The road rolled like a velvet roller coaster to the foot of the Tarra Bulga National Park. I had the journey pre-mapped on my GPS but winged it from here and quickly made a wrong turn. This wrong turn added 11km of soggy dirt trucking roads to the trip and was the best mistake I'd made all week. The sandy road saw no traffic and it crawled up and up and felt light the rear brake was stuck on. The road was shroud in thick mist and distance markers lined the road at intervals of 500m. This didn't help as they were counting up, not down.
An intersection finally drew near and I was back on the planned route. The Grand Ridge Rd, which was also unsealed.
Grand Ridge takes you through a rainforest of green and purple ferns, massive gums and fresh scents. When you finally make it out you are atop the ridge at Mt Tassie over looking the valley below. The winds were howling and a wedgetail was hovering in the distance. It was all downhill from here, a furious and twisty descent all the wat to the scenic hotspot of Loy Yang.
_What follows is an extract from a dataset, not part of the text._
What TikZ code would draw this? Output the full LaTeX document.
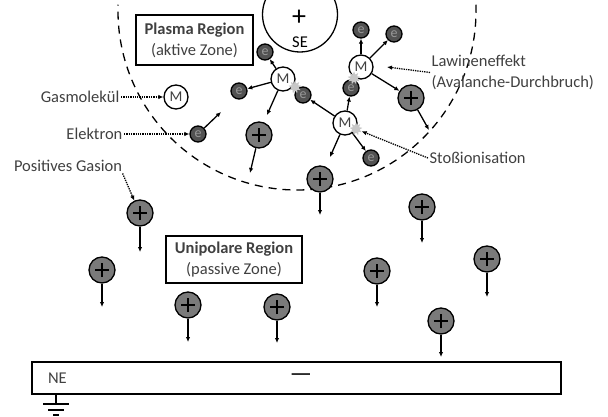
\documentclass[tikz,border=0pt]{standalone}
\usepackage{fontspec}
\setmainfont{Carlito}
\usetikzlibrary{positioning,arrows.meta,shapes.geometric}

\begin{document}
\begin{tikzpicture}[x=1pt,y=-1pt,line width=1.3pt,
    >={Latex[length=5pt,width=4.5pt]},
    font=\fontsize{16.5}{21}\selectfont,
    every node/.style={text=black!75},
    molecule node/.style={circle,draw=black,fill=white,minimum size=24pt,
      inner sep=0pt,font=\fontsize{15}{15}\selectfont},
    electron node/.style={circle,draw=black,fill=black!68,minimum size=16pt,
      inner sep=0pt,font=\fontsize{14}{14}\selectfont,text=black!40},
    ion node/.style={circle,draw=black,fill=black!52,minimum size=26pt,inner sep=0pt,
      path picture={\draw[line width=1.4pt]
        ([xshift=-7pt]path picture bounding box.center) -- ([xshift=7pt]path picture bounding box.center)
        ([yshift=-7pt]path picture bounding box.center) -- ([yshift=7pt]path picture bounding box.center);}},
    hit mark/.style={star,star points=9,star point ratio=1.8,fill=black!22,
      minimum size=13pt,inner sep=0pt},
    zone box/.style={draw=black,line width=1.6pt,align=center,inner sep=2pt},
    tag text/.style={inner sep=1pt,align=left},
    pointer/.style={densely dotted,->},
    move/.style={->}]

  \clip (0,0) rectangle (608,417);

  % boundary of the active zone and the spray electrode
  \draw[dash pattern=on 8pt off 6pt] (297,11) ++(-2:179) arc[start angle=-2,end angle=182,radius=179];
  \node[circle,draw=black,fill=white,minimum size=75pt,inner sep=0pt] (se) at (300,14.5) {};
  \node[inner sep=0pt,font=\fontsize{28}{28}\selectfont,text=black] (seplus) at (299,18) {+};
  \node[inner sep=0pt,text=black] (setext) at (300,42) {SE};

  \node[zone box,minimum width=117pt,minimum height=50pt] (plasma) at (194.5,40)
    {\textbf{Plasma Region}\\(aktive Zone)};
  \node[zone box,minimum width=136pt,minimum height=47pt] (unipolar) at (234,259.5)
    {\textbf{Unipolare Region}\\(passive Zone)};

  % molecules, electrons and ions
  \node[molecule node] (m0) at (176,97) {M};
  \node[molecule node] (m1) at (283,79) {M};
  \node[molecule node] (m2) at (345,123) {M};
  \node[molecule node] (m3) at (361,67) {M};

  \node[electron node] (e0) at (198,134) {e};
  \node[electron node] (e1) at (265,52) {e};
  \node[electron node] (e2) at (239,91) {e};
  \node[electron node] (e3) at (303,95) {e};
  \node[electron node] (e4) at (351,88) {e};
  \node[electron node] (e5) at (371,158) {e};
  \node[electron node] (e6) at (361,30) {e};
  \node[electron node] (e7) at (394,34) {e};

  \coordinate (e0to) at (221,112);
  \coordinate (m1to) at (267,115);
  \coordinate (m2to) at (330,157);

  \draw[move] (e0) -- (e0to);
  \draw[move] (m1) -- (e1);
  \draw[move] (m1) -- (e2);
  \draw[move] (m1) -- (m1to);
  \draw[move] (m2) -- (e3);
  \draw[move] (m2) -- (e4);
  \draw[move] (m2) -- (e5);
  \draw[move] (m2) -- (m2to);
  \draw[move] (m3) -- (e6);
  \draw[move] (m3) -- (e7);

  % positive ions drifting to the counter electrode
  \foreach \n/\x/\y/\ex/\ey in {1/259/135/250/173, 2/320/179/320/215, 3/411/98/429/130,
      a/140/213/140/252, b/102/270/102/307, c/188/305/188/342, d/277/307/277/343,
      e/422/207/422/243, f/377/271/377/307, g/487/259/487/297, h/441/321/441/357}{
    \node[ion node] (ion\n) at (\x,\y) {};
    \coordinate (ion\n to) at (\ex,\ey);
    \draw[move] (ion\n) -- (ion\n to);
  }
  \draw[move] (m3) -- (ion3);

  % impact points
  \node[hit mark] (b1) at (295,87) {};
  \node[hit mark] (b2) at (354,78) {};
  \node[hit mark] (b3) at (356,129) {};

  % labels
  \node[tag text,anchor=east] (gas) at (121,97) {Gasmolekül};
  \node[tag text,anchor=east] (elek) at (124,134) {Elektron};
  \node[tag text] (gasion) at (68,166) {Positives Gasion};
  \node[tag text,anchor=west] (lawine) at (430,72.5) {Lawineneffekt\\(Avalanche-Durchbruch)};
  \node[tag text,anchor=west] (stoss) at (428,158) {Stoßionisation};
  \coordinate (lawinetip) at (387,67);

  \draw[pointer] (gas) -- (m0);
  \draw[pointer] (elek) -- (e0);
  \draw[pointer] ([xshift=-1pt]gasion.south east) -- (iona.115);
  \draw[pointer] (lawine.west) -- (lawinetip);
  \draw[pointer] (stoss.west) -- (b3);

  % counter electrode with ground
  \node[draw=black,minimum width=529pt,minimum height=32pt,inner sep=0pt] (ne) at (296.5,378) {};
  \node[inner sep=0pt,right=16pt of ne.west] (netext) {NE};
  \node[inner sep=0pt,text=black,font=\fontsize{25}{25}\selectfont] (neminus) at (301,378) {\textemdash};
  \coordinate (gnd) at (56,404);
  \draw (ne.south -| gnd) -- (gnd);
  \draw ([xshift=-13pt]gnd) -- ([xshift=13pt]gnd)
        ([shift={(-8,6)}]gnd) -- ([shift={(8,6)}]gnd)
        ([shift={(-3,11)}]gnd) -- ([shift={(3,11)}]gnd);
\end{tikzpicture}
\end{document}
I was just about home and hosed. Once last climb through the cutting at Hazelwood and flat chat to find a place to stay in Morwell. The weather had other ideas about my plan. It opened up again, pelting down. No big deal. What's a little water. Then my rear wheel felt like it was a little soft. I bounced on the saddle watching the rear wheel and sure enough - slow leak. Shaking my fist at the sky and rather than stopping to change the leak, I put it in the 53:12, leaned over the front of the bike and muscled my way Museeuw style to magnificent Morwell. The rear wheel wavered like a fish through water, but mostly went forward until I reached the Morwell city limits.
I stumbled around the streets until I found a motel with a Chinese restaurance located next door.
I got a room, ordered my nights cuisine and took to washing my kit for the day that lay ahead. My phone sprung back to life after 2 days of nothing and I got a call from Mrs. Hanley who had offered to put me up at their farm for the night in Yarragon. She was worried about me getting wet. Bless. At this point of the day I wasn't even going outside again but I thanked her all the same.
With another lazy 210km in the legs, I scoffed far too much Chinese in the space of 10 minutes and lay back on the bed to the scratchy signal on the TV. Surely it couldn't get any better than today.